Tackling Real Noisy Reverberant Meetings With All-Neural Source Separation, Counting, And Diarization System
Keisuke Kinoshita, Marc Delcroix, Shoko Araki, Tomohiro Nakatani
-
SPS
IEEE Members: $11.00
Non-members: $15.00Length: 15:24
Automatic spoken conversation analysis is an essential fundamental technology required to let smart devices follow and respond to our conversations. To achieve an optimal automatic meeting analysis, we previously proposed an all-neural approach that jointly solves source separation, speaker diarization and source counting problems in an optimal way (in a sense that all the 3 tasks can be jointly optimized through error back-propagation). It was shown that the method could well handle simulated clean (noiseless and anechoic) dialog-like data, and achieve very good performance in comparison with several conventional methods.

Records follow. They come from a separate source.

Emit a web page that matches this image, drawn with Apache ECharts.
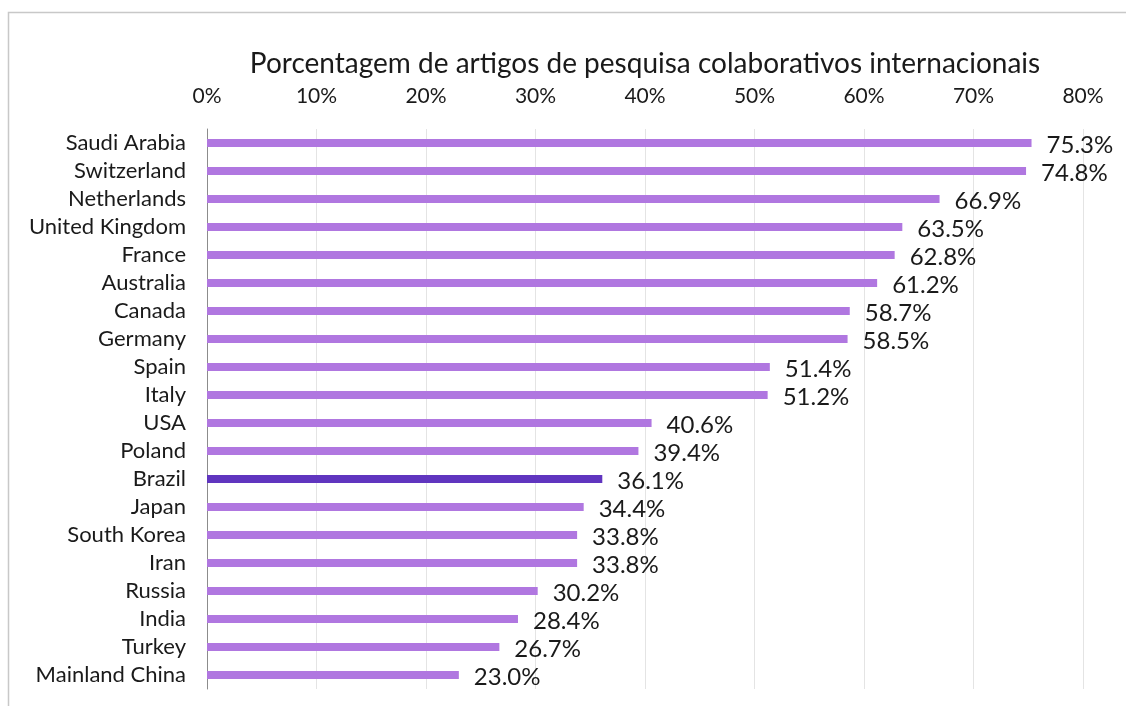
<!DOCTYPE html>
<html>
<head>
<meta charset="utf-8">
<style>
  html, body { margin: 0; padding: 0; background: #fff; }
  #chart { width: 1126px; height: 706px; }
</style>
<script src="https://cdn.jsdelivr.net/npm/echarts@6/dist/echarts.min.js"></script>
</head>
<body>
<div id="chart"></div>
<script>
// dados
const countries = ['Saudi Arabia', 'Switzerland', 'Netherlands', 'United Kingdom', 'France',
  'Australia', 'Canada', 'Germany', 'Spain', 'Italy', 'USA', 'Poland', 'Brazil', 'Japan',
  'South Korea', 'Iran', 'Russia', 'India', 'Turkey', 'Mainland China'];
const shares = [75.3, 74.8, 66.9, 63.5, 62.8, 61.2, 58.7, 58.5, 51.4, 51.2, 40.6, 39.4,
  36.1, 34.4, 33.8, 33.8, 30.2, 28.4, 26.7, 23.0];
const highlight = 'Brazil';
const axisTitle = 'Porcentagem de artigos de pesquisa colaborativos internacionais';

const chart = echarts.init(document.getElementById('chart'));

chart.setOption({
  backgroundColor: '#fff',
  textStyle: { fontFamily: 'Lato' },
  graphic: [{
    type: 'rect',
    shape: { x: 8.5, y: 12.5, width: 1200, height: 800 },
    style: { fill: 'none', stroke: '#c8c8c8', lineWidth: 1.5 },
    silent: true
  }],
  grid: { left: 207, right: 43, top: 129, bottom: 17 },
  xAxis: {
    type: 'value',
    position: 'top',
    min: 0,
    max: 80,
    interval: 10,
    name: axisTitle,
    nameLocation: 'middle',
    nameGap: 51,
    nameTextStyle: { fontSize: 28, color: '#1a1a1a', fontFamily: 'Lato' },
    axisLine: { show: false },
    axisTick: { show: false },
    axisLabel: { formatter: '{value}%', fontSize: 21, color: '#1a1a1a', margin: 22 },
    splitLine: { lineStyle: { color: '#e4e4e4', width: 1 } }
  },
  yAxis: {
    type: 'category',
    data: countries,
    inverse: true,
    axisLine: { lineStyle: { color: '#8c8c8c', width: 1 } },
    axisTick: { show: false },
    // rótulos um pouco acima do centro da barra, como no original
    axisLabel: { interval: 0, fontSize: 22, color: '#1a1a1a', margin: 21, padding: [0, 0, 8, 0] }
  },
  series: [{
    type: 'bar',
    barWidth: 8,
    data: shares.map((v, i) => ({
      value: v,
      itemStyle: { color: countries[i] === highlight ? '#6035bf' : '#b077e0' }
    })),
    label: {
      show: true,
      position: 'right',
      distance: 15,
      offset: [0, 2],
      formatter: p => p.value.toFixed(1) + '%',
      fontSize: 24,
      color: '#1a1a1a'
    },
    silent: true
  }],
  animation: false
});
</script>
</body>
</html>
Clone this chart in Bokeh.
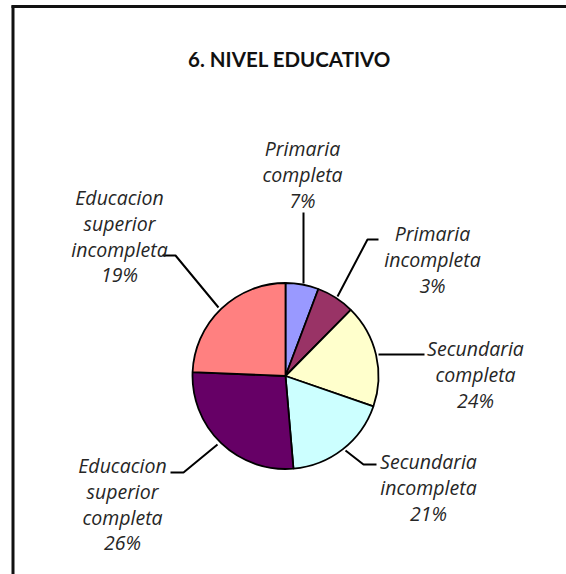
import numpy as np
from bokeh.plotting import figure
from bokeh.models import ColumnDataSource, Range1d
from bokeh.core.properties import value
from bokeh.embed import file_html
from bokeh.resources import INLINE

# ---------------- data ----------------
title_text = "6. NIVEL EDUCATIVO"
categories = ["Primaria completa", "Primaria incompleta", "Secundaria completa",
              "Secundaria incompleta", "Educacion superior completa",
              "Educacion superior incompleta"]
label_lines = [["Primaria", "completa"], ["Primaria", "incompleta"],
               ["Secundaria", "completa"], ["Secundaria", "incompleta"],
               ["Educacion", "superior", "completa"],
               ["Educacion", "superior", "incompleta"]]
pct_labels = ["7%", "3%", "24%", "21%", "26%", "19%"]
# slice sizes as drawn in the picture (share of the circle, %)
slice_shares = [5.75, 6.64, 17.92, 18.33, 27.03, 24.33]
colors = ["#9999FF", "#993366", "#FFFFCC", "#CCFFFF", "#660066", "#FF8080"]

# ---------------- layout (image pixel coords) ----------------
W, H = 566, 574
def Y(img_y):
    return H - img_y

pie_cx, pie_cy, pie_r = 285, 375.5, 93
label_pos = [(302, 148), (432, 233), (475, 348), (428, 461), (122, 465), (119, 197)]
line_step = 25.8
leaders = [
    [(303, 212), (303, 283)],
    [(378, 239), (367, 239), (337, 296)],
    [(424, 354), (378, 354)],
    [(376, 464), (363, 464), (345, 450)],
    [(170, 472), (183, 472), (217, 444)],
    [(162, 255), (175, 255), (218, 307)],
]
FONT = "Open Sans"
TXT = "#262626"

p = figure(width=W, height=H, x_range=Range1d(0, W), y_range=Range1d(0, H),
           output_backend="svg", toolbar_location=None, min_border=0)
p.axis.visible = False
p.grid.visible = False
p.outline_line_color = None
p.background_fill_color = "white"
p.border_fill_color = "white"

# border of the chart area
p.line(x=[12.5, 12.5], y=[Y(576), Y(5)], line_color="#111111", line_width=3)
p.line(x=[11, 570], y=[Y(6), Y(6)], line_color="#111111", line_width=3)

# title
p.text(x=[289], y=[Y(58)], text=[title_text], text_font=value("Lato"),
       text_font_style="bold", text_font_size="20.5px", text_align="center",
       text_baseline="middle", text_color="#111111")

# pie
shares = np.array(slice_shares) / sum(slice_shares)
cum = np.concatenate([[0], np.cumsum(shares)])
start = np.pi / 2 - cum[:-1] * 2 * np.pi
end = np.pi / 2 - cum[1:] * 2 * np.pi
src = ColumnDataSource(dict(start=start, end=end, color=colors, cat=categories))
p.wedge(x=pie_cx, y=Y(pie_cy), radius=pie_r, start_angle="start", end_angle="end",
        direction="clock", fill_color="color", line_color="black", line_width=1.8,
        source=src)

# leader lines
p.multi_line(xs=[[pt[0] for pt in l] for l in leaders],
             ys=[[Y(pt[1]) for pt in l] for l in leaders],
             line_color="black", line_width=2)

# labels
tx, ty, tt = [], [], []
for (lx, ly), lines, pct in zip(label_pos, label_lines, pct_labels):
    for i, s in enumerate(lines + [pct]):
        tx.append(lx)
        ty.append(Y(ly + i * line_step))
        tt.append(s)
p.text(x=tx, y=ty, text=tt, text_font=value(FONT), text_font_style="italic",
       text_font_size="19.5px", text_align="center", text_baseline="middle",
       text_color=TXT)

open("out.html", "w").write(file_html(p, INLINE))
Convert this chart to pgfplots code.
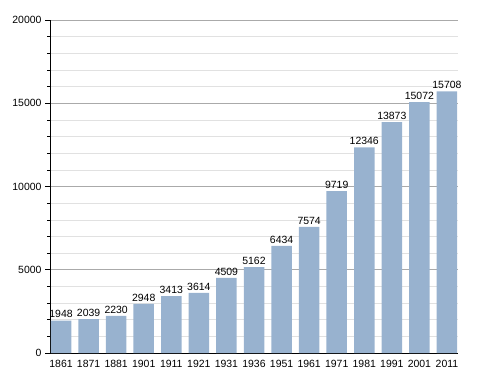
\documentclass[border=0pt]{standalone}
\usepackage{pgfplots}
\pgfplotsset{compat=1.18}
\usetikzlibrary{calc}
\usepackage{fontspec}
\setmainfont{Liberation Sans}
\definecolor{barblue}{RGB}{152,178,207}
\definecolor{majgrid}{RGB}{170,170,170}
\definecolor{mingrid}{RGB}{225,225,225}
\begin{document}
\begin{tikzpicture}
\begin{axis}[
  name=ax,
  scale only axis,
  width=408bp, height=333bp,
  xmin=-0.4, xmax=14.4,
  ymin=0, ymax=20000,
  axis x line*=bottom, axis y line*=left,
  axis line style={black, line width=0.8pt, -},
  xtick=data,
  xticklabels={1861,1871,1881,1901,1911,1921,1931,1936,1951,1961,1971,1981,1991,2001,2011},
  x tick style={draw=none},
  ytick={0,5000,10000,15000,20000},
  minor ytick={1000,2000,3000,4000,6000,7000,8000,9000,11000,12000,13000,14000,16000,17000,18000,19000},
  ymajorgrids, yminorgrids,
  major grid style={majgrid, line width=0.6pt},
  minor grid style={mingrid, line width=0.6pt},
  y tick style={black, line width=0.6pt},
  tick align=outside,
  major tick length=5bp, minor tick length=3bp,
  scaled y ticks=false,
  yticklabel style={/pgf/number format/.cd, fixed, 1000 sep={}},
  /pgf/number format/assume math mode=true,
  tick label style={font=\fontsize{10.5}{12}\selectfont, black},
  xticklabel style={yshift=1bp},
  ybar, bar width=20.5bp,
  nodes near coords,
  every node near coord/.append style={font=\fontsize{10.5}{12}\selectfont, black, inner sep=2.5bp, /pgf/number format/.cd, fixed, 1000 sep={}, assume math mode=true},
  clip=false,
]
\addplot[draw=none, fill=barblue, bar shift=0pt] coordinates {
(0,1948) (1,2039) (2,2230) (3,2948) (4,3413) (5,3614) (6,4509) (7,5162)
(8,6434) (9,7574) (10,9719) (11,12346) (12,13873) (13,15072) (14,15708)};
\end{axis}
\path ($(ax.south west)+(-50bp,-20bp)$) rectangle ($(ax.north east)+(30bp,20bp)$);
\end{tikzpicture}
\end{document}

However, it was not clear whether such all-neural approach could be successfully generalized to more complicated real meeting data containing more spontaneously-speaking speakers, severe noise and reverberation, and how it would be compared to the state-of-the-art systems in such scenarios. In this paper, we first consider practical issues required for improving the robustness of the all-neural approach, and then experimentally show that, even in real meeting scenarios, the all-neural approach can perform effective speech enhancement, and simultaneously outperform state-of-the-art systems.